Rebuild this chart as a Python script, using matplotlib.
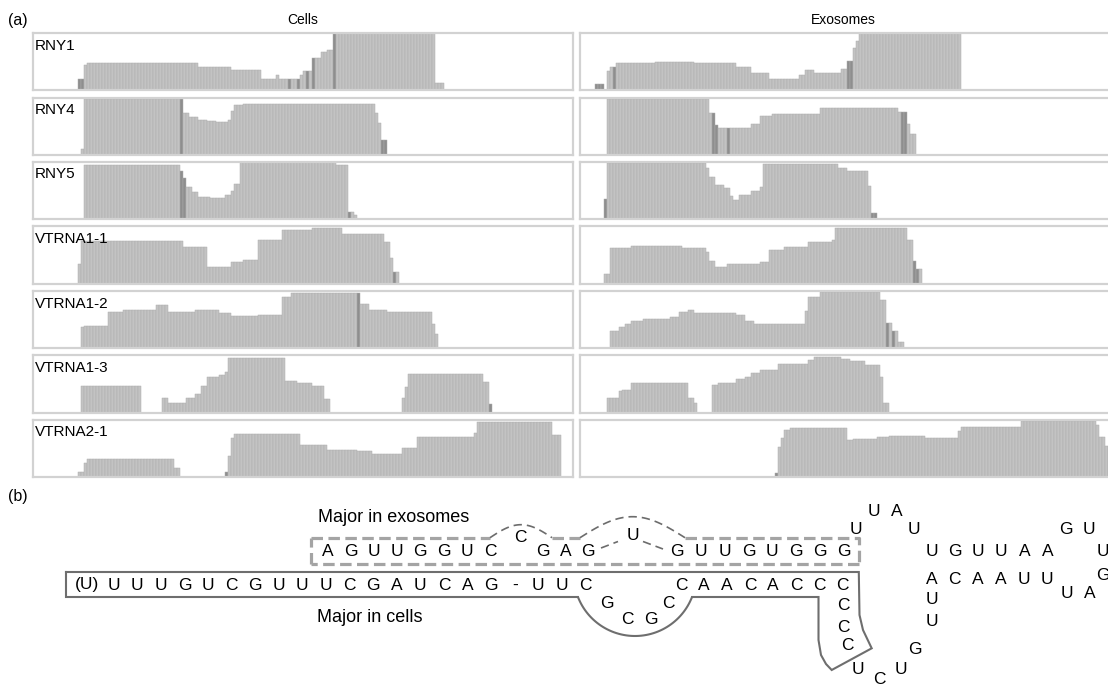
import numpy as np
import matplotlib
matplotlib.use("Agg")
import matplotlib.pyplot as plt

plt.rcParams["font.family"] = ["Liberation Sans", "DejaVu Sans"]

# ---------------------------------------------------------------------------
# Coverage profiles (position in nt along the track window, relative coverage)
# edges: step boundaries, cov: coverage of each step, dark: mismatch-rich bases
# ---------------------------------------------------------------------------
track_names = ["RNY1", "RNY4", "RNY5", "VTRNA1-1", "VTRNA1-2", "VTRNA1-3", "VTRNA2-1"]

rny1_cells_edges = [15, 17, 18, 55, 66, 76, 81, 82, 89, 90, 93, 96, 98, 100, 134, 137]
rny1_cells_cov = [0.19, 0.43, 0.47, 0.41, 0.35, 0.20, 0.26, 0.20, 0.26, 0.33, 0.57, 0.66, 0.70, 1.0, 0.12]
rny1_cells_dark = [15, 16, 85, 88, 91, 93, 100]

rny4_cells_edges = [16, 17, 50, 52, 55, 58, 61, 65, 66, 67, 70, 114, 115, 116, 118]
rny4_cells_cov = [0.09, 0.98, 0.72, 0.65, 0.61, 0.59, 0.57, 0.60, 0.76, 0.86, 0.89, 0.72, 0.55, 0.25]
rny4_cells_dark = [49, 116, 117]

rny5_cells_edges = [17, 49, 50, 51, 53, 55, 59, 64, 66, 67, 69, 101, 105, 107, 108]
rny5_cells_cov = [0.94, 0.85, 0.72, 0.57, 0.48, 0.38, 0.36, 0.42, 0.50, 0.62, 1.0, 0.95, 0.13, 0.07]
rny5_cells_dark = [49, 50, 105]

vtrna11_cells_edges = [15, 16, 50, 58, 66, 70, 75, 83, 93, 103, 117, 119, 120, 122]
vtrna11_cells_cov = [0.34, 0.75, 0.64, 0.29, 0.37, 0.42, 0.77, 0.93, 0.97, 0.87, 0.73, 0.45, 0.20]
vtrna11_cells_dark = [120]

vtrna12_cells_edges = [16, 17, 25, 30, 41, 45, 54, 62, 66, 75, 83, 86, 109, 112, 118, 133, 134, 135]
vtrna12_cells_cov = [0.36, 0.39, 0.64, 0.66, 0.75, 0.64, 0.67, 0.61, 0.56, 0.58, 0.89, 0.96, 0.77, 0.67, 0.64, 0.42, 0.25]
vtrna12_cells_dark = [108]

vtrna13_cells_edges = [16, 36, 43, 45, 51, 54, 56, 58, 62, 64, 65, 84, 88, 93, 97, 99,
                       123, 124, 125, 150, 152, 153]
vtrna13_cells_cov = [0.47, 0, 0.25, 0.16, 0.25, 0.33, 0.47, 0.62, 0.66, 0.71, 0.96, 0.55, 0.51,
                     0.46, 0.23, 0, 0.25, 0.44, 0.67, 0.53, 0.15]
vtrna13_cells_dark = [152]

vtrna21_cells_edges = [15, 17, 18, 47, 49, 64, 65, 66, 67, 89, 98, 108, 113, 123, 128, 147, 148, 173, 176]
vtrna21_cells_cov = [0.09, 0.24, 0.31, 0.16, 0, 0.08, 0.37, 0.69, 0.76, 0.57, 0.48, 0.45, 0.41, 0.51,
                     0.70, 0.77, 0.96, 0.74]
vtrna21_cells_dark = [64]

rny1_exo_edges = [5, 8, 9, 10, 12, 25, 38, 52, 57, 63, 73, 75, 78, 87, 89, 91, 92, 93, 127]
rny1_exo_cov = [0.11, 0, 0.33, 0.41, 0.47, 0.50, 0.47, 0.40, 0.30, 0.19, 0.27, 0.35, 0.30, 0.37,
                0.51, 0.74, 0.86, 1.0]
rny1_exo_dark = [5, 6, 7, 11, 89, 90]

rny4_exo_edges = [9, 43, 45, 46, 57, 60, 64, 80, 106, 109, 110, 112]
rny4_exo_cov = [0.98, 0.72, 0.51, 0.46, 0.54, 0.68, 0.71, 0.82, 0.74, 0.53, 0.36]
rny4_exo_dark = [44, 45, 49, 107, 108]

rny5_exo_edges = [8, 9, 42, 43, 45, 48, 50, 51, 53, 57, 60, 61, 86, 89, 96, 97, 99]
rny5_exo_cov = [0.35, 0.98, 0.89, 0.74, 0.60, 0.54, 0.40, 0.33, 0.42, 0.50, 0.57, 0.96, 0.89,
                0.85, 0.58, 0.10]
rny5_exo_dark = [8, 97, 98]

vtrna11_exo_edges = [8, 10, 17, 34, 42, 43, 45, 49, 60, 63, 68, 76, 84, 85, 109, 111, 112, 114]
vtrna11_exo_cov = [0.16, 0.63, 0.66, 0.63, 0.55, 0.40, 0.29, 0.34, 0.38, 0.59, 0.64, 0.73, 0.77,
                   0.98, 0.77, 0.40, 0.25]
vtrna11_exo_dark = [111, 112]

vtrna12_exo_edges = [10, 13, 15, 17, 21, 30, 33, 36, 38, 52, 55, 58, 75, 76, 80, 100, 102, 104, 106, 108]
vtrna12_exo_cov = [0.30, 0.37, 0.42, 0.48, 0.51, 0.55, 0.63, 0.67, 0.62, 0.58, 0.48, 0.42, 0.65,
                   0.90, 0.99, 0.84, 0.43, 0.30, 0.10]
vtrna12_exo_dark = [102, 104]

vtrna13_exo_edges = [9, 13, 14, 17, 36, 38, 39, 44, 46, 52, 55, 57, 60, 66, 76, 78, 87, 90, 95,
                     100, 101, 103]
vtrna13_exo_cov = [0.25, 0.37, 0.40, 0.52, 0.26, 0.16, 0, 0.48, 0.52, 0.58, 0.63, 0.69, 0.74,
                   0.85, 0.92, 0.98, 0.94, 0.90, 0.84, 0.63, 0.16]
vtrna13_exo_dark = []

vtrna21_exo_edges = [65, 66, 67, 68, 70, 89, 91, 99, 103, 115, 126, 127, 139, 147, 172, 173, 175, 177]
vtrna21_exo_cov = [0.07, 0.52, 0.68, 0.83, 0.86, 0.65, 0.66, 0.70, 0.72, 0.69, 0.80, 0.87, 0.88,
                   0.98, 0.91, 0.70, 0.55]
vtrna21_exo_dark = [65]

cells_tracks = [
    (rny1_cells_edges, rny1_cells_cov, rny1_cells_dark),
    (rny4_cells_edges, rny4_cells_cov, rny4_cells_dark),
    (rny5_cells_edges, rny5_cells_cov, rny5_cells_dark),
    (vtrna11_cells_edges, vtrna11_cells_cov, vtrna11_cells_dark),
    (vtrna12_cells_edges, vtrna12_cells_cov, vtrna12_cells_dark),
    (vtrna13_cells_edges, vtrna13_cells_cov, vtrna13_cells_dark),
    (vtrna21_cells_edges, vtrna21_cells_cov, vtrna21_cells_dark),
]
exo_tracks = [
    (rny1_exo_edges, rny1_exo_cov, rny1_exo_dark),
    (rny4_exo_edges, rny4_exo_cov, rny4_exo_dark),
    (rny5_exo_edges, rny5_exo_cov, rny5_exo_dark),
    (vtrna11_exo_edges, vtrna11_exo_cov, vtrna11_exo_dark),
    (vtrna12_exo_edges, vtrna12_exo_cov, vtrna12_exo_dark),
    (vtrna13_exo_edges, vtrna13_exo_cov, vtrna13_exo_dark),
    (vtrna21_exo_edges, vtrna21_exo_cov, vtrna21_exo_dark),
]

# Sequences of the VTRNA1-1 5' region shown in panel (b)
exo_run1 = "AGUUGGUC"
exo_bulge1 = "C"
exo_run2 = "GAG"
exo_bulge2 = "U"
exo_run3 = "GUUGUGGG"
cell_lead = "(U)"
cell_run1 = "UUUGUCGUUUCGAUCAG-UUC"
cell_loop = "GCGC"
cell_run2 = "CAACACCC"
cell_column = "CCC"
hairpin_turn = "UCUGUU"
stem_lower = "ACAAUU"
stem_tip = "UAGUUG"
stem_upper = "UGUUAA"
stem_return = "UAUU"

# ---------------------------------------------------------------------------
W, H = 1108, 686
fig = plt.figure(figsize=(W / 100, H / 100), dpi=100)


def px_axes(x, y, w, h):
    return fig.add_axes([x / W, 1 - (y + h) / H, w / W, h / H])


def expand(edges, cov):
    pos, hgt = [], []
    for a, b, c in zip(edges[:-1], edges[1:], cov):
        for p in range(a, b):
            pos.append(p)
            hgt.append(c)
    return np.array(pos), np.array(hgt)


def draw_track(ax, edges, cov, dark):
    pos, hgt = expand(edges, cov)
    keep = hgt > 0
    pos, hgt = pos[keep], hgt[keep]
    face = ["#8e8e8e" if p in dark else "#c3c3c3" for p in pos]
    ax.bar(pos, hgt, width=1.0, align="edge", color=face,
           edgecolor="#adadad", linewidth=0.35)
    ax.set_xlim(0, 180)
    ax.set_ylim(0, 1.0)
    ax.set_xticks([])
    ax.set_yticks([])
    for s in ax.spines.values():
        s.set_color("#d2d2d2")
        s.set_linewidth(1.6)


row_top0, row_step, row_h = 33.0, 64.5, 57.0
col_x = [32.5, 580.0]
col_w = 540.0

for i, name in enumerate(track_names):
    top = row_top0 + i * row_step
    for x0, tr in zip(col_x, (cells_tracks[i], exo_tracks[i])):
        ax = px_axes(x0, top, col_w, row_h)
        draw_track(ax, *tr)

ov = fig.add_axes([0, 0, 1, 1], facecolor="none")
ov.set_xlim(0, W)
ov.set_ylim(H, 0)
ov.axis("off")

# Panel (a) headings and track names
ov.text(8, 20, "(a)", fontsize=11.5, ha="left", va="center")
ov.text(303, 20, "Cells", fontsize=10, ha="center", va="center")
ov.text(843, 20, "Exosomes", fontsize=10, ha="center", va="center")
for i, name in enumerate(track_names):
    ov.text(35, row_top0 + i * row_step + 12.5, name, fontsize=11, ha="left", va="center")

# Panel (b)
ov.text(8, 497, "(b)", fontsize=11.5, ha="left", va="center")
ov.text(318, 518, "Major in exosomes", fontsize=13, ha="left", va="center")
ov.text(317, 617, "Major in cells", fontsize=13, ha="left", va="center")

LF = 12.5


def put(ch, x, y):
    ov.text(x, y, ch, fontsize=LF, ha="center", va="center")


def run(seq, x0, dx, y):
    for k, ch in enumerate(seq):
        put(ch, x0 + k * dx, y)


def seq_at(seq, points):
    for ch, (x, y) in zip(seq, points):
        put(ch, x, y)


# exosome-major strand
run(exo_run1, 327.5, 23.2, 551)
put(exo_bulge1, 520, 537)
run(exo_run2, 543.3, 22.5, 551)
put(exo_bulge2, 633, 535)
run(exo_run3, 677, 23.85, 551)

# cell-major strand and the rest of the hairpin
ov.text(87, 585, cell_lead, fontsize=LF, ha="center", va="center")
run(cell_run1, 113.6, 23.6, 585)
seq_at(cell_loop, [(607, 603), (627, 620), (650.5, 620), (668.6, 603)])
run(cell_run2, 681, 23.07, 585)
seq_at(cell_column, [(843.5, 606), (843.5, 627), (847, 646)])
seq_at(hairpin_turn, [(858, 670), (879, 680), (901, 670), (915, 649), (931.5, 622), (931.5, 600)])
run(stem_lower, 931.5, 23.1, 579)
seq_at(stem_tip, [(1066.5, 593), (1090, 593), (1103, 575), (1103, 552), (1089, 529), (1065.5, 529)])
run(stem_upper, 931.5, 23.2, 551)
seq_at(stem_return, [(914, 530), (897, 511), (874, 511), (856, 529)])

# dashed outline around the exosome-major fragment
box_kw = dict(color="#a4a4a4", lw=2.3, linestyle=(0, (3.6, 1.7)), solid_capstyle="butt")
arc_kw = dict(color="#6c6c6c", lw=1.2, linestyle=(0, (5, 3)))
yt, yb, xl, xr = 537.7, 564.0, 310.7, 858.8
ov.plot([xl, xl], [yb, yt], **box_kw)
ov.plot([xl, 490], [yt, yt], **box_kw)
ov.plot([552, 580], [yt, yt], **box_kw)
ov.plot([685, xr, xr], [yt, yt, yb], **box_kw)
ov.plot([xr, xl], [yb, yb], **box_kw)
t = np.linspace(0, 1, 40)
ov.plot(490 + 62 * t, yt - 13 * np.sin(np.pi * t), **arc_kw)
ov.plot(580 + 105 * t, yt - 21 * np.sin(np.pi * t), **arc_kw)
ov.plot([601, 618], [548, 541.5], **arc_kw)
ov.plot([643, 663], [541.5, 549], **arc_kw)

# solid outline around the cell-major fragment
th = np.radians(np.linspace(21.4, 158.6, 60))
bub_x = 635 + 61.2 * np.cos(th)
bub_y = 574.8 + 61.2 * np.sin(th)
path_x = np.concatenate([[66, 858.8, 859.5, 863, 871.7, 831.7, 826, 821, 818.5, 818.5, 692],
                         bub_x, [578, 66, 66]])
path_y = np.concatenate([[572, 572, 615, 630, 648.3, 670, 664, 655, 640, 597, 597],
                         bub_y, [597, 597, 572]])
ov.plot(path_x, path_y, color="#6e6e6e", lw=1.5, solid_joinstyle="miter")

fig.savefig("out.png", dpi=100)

- [Objective]: Restate the data word for word from its first line through the line with "rny1_cells_dark = [15, 16, 85, 88, 91, 93, 100]", leaving out any picture along the way.

- [Task solution]:
Rebuild this chart as a Python script, using matplotlib.
import numpy as np
import matplotlib
matplotlib.use("Agg")
import matplotlib.pyplot as plt

plt.rcParams["font.family"] = ["Liberation Sans", "DejaVu Sans"]

# ---------------------------------------------------------------------------
# Coverage profiles (position in nt along the track window, relative coverage)
# edges: step boundaries, cov: coverage of each step, dark: mismatch-rich bases
# ---------------------------------------------------------------------------
track_names = ["RNY1", "RNY4", "RNY5", "VTRNA1-1", "VTRNA1-2", "VTRNA1-3", "VTRNA2-1"]

rny1_cells_edges = [15, 17, 18, 55, 66, 76, 81, 82, 89, 90, 93, 96, 98, 100, 134, 137]
rny1_cells_cov = [0.19, 0.43, 0.47, 0.41, 0.35, 0.20, 0.26, 0.20, 0.26, 0.33, 0.57, 0.66, 0.70, 1.0, 0.12]
rny1_cells_dark = [15, 16, 85, 88, 91, 93, 100]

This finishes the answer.